**What to produce**
Look in the material below for the line with "Output the Python" and the line with "ma50_k = [3.97, 4.00, 4.00, 3.66, 3.34]", then set down exactly those two lines and all lines between, nothing more.

**Dataset records**
>> BEGIN

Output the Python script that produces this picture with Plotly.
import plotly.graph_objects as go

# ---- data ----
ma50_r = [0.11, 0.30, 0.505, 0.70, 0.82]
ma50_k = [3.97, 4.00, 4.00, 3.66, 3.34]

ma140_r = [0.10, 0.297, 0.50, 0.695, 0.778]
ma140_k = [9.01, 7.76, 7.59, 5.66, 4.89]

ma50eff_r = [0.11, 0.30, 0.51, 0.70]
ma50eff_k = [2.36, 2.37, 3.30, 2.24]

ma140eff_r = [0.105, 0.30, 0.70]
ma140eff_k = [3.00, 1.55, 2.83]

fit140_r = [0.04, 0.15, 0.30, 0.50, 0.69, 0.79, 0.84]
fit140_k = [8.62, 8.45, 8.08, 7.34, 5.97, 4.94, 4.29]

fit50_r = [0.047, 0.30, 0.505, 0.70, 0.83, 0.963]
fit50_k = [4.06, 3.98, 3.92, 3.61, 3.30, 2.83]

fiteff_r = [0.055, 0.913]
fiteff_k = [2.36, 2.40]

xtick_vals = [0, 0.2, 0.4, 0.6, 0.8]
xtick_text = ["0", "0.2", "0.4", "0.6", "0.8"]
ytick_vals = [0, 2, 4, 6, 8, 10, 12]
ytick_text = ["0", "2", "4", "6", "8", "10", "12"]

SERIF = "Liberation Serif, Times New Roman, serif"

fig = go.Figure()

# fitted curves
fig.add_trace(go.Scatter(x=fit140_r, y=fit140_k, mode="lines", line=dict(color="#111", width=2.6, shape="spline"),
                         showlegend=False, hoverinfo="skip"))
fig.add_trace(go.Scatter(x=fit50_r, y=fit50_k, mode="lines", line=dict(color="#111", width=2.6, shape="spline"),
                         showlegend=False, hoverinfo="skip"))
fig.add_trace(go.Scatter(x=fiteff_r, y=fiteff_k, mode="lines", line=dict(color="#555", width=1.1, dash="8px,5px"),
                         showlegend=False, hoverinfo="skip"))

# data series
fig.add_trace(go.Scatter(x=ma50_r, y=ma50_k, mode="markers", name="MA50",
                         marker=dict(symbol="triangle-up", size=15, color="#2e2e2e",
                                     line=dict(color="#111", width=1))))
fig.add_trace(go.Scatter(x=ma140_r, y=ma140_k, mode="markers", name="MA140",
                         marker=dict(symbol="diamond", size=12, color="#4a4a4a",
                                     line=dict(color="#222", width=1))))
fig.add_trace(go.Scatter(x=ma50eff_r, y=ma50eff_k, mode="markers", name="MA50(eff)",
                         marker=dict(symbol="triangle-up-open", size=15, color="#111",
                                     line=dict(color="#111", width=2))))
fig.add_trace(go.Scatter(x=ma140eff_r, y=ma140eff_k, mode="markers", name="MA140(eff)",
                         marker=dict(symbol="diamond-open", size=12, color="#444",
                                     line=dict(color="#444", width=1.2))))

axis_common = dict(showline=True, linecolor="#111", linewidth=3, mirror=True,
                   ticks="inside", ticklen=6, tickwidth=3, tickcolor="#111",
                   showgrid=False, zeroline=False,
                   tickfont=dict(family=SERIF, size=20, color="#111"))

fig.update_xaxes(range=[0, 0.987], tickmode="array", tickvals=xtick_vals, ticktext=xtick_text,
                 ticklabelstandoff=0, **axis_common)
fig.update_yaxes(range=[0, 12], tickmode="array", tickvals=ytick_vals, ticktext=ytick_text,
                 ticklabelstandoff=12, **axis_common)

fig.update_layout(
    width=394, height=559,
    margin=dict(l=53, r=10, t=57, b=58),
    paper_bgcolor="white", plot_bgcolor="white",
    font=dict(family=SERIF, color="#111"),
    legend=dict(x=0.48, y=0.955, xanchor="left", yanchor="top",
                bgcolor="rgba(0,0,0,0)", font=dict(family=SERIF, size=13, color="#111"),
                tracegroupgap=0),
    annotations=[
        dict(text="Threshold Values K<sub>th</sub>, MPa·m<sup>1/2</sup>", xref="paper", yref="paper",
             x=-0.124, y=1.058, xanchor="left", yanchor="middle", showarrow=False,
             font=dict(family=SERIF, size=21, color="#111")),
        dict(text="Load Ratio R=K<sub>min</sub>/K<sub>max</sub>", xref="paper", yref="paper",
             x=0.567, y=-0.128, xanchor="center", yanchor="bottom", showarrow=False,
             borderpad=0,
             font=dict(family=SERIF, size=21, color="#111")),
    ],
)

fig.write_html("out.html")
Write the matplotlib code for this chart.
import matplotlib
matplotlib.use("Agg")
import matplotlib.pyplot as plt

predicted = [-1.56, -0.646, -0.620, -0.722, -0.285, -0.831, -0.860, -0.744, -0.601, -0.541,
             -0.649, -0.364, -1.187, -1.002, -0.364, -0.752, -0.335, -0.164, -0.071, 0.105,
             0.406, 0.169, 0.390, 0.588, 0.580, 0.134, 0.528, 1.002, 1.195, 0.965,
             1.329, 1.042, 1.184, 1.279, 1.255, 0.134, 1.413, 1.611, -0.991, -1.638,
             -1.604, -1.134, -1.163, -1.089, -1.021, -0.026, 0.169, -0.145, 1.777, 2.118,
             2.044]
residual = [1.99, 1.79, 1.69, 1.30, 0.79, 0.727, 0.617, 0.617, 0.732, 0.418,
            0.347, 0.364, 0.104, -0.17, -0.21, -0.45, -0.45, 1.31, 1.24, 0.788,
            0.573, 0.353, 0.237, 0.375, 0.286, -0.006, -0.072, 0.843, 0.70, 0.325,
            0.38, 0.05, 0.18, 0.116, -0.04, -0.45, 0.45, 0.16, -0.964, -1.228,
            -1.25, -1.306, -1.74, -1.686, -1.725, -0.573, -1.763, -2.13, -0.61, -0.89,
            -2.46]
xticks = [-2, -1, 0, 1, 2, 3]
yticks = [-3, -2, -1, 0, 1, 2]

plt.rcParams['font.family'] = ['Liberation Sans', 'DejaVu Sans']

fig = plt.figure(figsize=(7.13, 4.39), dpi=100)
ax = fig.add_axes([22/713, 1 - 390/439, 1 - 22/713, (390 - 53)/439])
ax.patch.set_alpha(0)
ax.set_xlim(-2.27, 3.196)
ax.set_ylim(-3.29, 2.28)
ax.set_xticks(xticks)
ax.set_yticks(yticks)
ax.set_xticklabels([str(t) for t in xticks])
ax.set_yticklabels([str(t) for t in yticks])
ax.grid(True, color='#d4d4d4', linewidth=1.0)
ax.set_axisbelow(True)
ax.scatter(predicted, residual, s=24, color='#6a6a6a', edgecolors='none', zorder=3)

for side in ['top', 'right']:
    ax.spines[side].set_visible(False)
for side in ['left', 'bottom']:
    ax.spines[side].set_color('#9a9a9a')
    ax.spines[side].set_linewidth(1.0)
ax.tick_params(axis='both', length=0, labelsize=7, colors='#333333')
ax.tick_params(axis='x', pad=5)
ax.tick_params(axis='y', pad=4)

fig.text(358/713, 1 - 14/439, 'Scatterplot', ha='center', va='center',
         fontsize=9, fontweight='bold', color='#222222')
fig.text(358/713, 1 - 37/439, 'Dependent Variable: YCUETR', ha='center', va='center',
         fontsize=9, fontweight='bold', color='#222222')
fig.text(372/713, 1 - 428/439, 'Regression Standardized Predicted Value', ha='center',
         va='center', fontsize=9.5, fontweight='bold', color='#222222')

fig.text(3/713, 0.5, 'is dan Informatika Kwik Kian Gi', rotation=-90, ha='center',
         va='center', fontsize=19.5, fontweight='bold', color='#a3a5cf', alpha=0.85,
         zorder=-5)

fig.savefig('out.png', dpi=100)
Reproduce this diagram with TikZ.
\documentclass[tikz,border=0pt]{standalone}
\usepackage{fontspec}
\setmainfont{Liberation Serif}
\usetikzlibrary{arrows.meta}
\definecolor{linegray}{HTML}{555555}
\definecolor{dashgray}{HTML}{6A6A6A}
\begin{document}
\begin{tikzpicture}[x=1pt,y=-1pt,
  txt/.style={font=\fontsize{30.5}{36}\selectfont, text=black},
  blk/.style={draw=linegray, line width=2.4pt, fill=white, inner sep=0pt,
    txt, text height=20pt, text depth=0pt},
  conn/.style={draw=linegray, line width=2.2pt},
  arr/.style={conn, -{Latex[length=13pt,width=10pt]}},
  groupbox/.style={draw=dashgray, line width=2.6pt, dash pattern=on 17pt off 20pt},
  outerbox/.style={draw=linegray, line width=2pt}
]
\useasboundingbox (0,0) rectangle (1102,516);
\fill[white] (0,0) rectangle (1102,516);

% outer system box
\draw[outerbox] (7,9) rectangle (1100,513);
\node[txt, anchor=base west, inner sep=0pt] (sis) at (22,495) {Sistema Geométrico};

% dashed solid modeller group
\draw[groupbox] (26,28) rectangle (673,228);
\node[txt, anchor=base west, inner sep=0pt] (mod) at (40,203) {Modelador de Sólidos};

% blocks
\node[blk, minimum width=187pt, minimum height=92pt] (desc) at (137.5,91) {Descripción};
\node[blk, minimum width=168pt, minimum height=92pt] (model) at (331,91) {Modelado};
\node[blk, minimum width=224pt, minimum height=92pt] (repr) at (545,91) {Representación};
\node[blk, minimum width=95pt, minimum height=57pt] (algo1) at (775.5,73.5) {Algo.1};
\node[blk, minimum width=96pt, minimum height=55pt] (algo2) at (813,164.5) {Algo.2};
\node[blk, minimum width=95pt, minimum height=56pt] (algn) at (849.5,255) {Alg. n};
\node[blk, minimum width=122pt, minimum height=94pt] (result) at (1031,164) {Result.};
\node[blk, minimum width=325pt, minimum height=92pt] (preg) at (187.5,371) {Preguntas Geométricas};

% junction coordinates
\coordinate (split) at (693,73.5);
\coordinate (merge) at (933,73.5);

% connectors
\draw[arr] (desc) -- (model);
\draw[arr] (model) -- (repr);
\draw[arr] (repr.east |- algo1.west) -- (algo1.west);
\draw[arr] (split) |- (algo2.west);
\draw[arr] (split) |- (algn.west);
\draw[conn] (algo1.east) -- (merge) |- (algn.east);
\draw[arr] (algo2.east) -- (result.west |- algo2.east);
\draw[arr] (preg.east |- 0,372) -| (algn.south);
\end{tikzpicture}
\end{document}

>> END
>> BEGIN

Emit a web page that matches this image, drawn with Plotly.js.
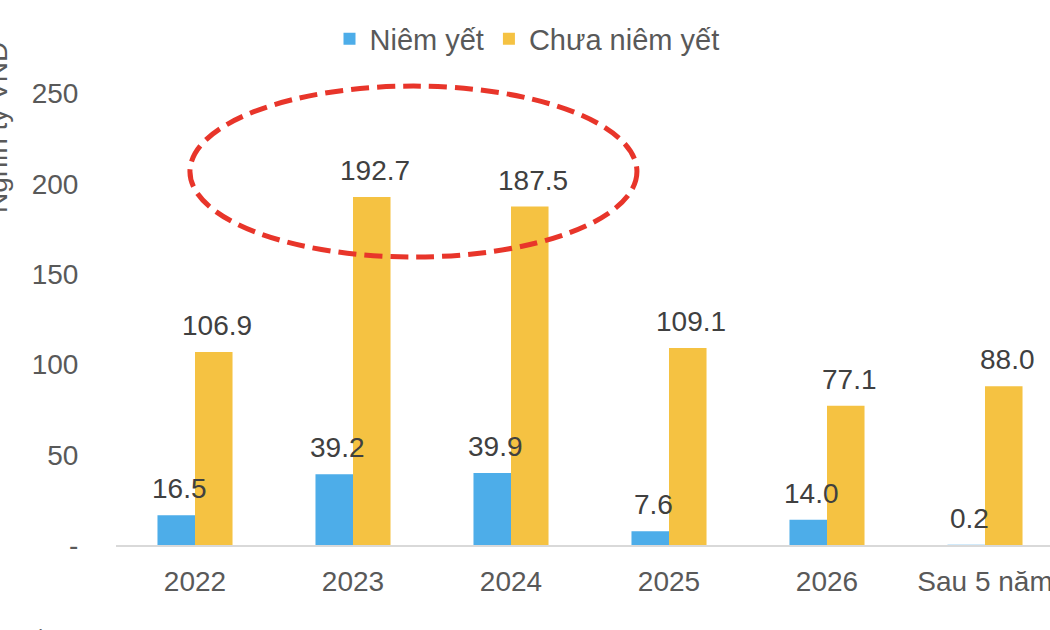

>> END
>> BEGIN

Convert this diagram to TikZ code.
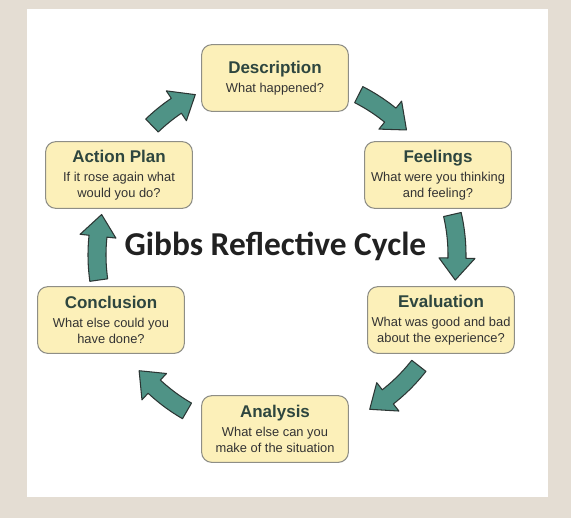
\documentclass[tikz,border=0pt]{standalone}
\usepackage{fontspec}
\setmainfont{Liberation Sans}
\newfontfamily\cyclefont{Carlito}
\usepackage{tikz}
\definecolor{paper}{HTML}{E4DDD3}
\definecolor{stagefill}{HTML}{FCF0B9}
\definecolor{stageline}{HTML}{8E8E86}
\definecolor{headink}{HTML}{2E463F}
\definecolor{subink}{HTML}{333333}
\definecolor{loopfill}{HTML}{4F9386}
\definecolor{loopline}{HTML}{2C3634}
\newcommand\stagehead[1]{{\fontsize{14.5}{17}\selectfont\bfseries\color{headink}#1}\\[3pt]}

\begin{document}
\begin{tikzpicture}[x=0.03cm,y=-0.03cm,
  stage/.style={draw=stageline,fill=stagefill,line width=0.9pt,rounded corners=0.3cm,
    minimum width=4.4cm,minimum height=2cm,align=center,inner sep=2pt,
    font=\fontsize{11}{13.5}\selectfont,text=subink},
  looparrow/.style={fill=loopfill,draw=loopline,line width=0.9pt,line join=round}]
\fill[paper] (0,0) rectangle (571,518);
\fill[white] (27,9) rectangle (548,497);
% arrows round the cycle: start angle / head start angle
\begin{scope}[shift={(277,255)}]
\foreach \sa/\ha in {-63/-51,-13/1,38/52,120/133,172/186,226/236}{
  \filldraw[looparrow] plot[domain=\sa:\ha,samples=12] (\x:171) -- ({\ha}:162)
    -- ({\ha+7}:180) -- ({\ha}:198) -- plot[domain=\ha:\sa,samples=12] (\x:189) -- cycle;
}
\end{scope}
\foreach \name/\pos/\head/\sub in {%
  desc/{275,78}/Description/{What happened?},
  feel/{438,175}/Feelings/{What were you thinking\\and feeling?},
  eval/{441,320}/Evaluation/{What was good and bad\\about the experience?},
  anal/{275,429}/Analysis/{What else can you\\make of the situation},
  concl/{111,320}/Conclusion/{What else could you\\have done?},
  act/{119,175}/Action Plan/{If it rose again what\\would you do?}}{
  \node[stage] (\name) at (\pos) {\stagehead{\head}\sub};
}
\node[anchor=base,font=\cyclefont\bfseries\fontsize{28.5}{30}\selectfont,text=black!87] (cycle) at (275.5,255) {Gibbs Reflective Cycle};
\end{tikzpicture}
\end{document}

>> END

**Solution to this task**
Output the Python script that produces this picture with Plotly.
import plotly.graph_objects as go

# ---- data ----
ma50_r = [0.11, 0.30, 0.505, 0.70, 0.82]
ma50_k = [3.97, 4.00, 4.00, 3.66, 3.34]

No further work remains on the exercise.